The latest turn of events has brought to the fore two main issues. First, why is there a need to spend a colossal RM15 billion (which is more than twice the construction cost of the project itself) to transmit electricity hundreds of kilometres away?
And second, would it not have been easier for Bakun (and a lot cheaper) to find customers within Sarawak itself?
Going by recent news reports, there seems to be plenty of demand for electricity in Sarawak. For example, five months ago, Australian mining giant Rio Tinto Aluminium Ltd expressed interest in wanting to set up a RM7 billion aluminium smelter plant in Similajau near Bintulu in Sarawak jointly with Cahya Mata Sarawak Bhd, a unit of the state government. The shareholders of Bakun are Sime Darby with 60% while the rest is equally held by the Finance Ministry and the Sarawak Government. Incidentally, the awarding of contracts or privatisation comes under the purview of the Economic Planning Unit (EPU) of the Prime Minister's Department. The minister in charge is Datuk Seri Effendi Norwawi, a Sarawakian.
Rio Tinto's smelter at its full capacity would need a substantial amount of electricity, and given its location, is well placed to tap Bakun's electricity. So, it would be surprising if a deal is not struck between Rio Tinto and Bakun.
But sources say that given that Sime Darby is going ahead with its undersea cable project, could it be snubbing Rio Tinto? Why would it be spending billions on laying cables if it had a ready buyer for its electricity?
Or, perhaps, the question should be: Why in the first place is Sime Darby proceeding with the undersea cable? Do the financials add up?
Currently, some feel there is an oversupply of electricity capacity in Peninsular Malaysia. Tenaga Nasional has said the electricity capacity for Malaysia excluding Sarawak exceeds peak demand by 43% while in Sarawak it is only 10%.

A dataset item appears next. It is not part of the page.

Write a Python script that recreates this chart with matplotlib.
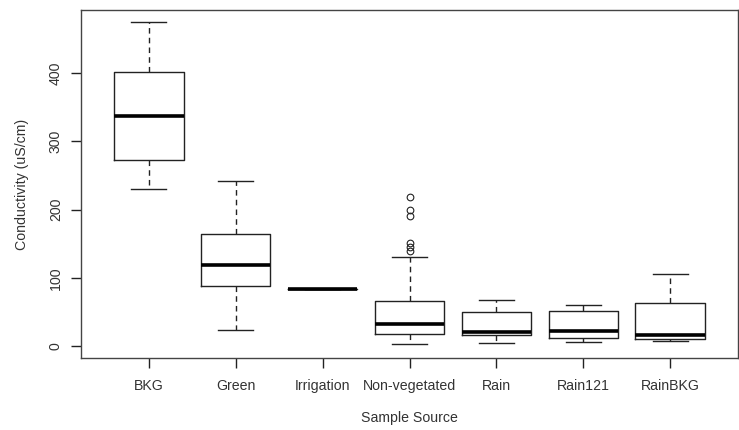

Peak demand for energy in Sarawak is expected to rise to 860MW this year and to 1,174 MW by 2015. And that does not include demand from new smelters. Thus, there is a growing demand for energy in Sarawak.
Todate, there are no indications that Sime Darby and Rio Tinto are about to strike a deal soon. If Rio Tinto goes ahead with its smelter, it should begin production in 2011. Bakun should be completed in 2010 with a capacity of 2,400MW.
So, Bakun will have a ready buyer in 2011. Why wait for another three years before being able to sell electricity? Why take the risk? What if there are insufficient buyers then?
Perhaps this is what minority shareholders of Sime Darby must be asking themselves too.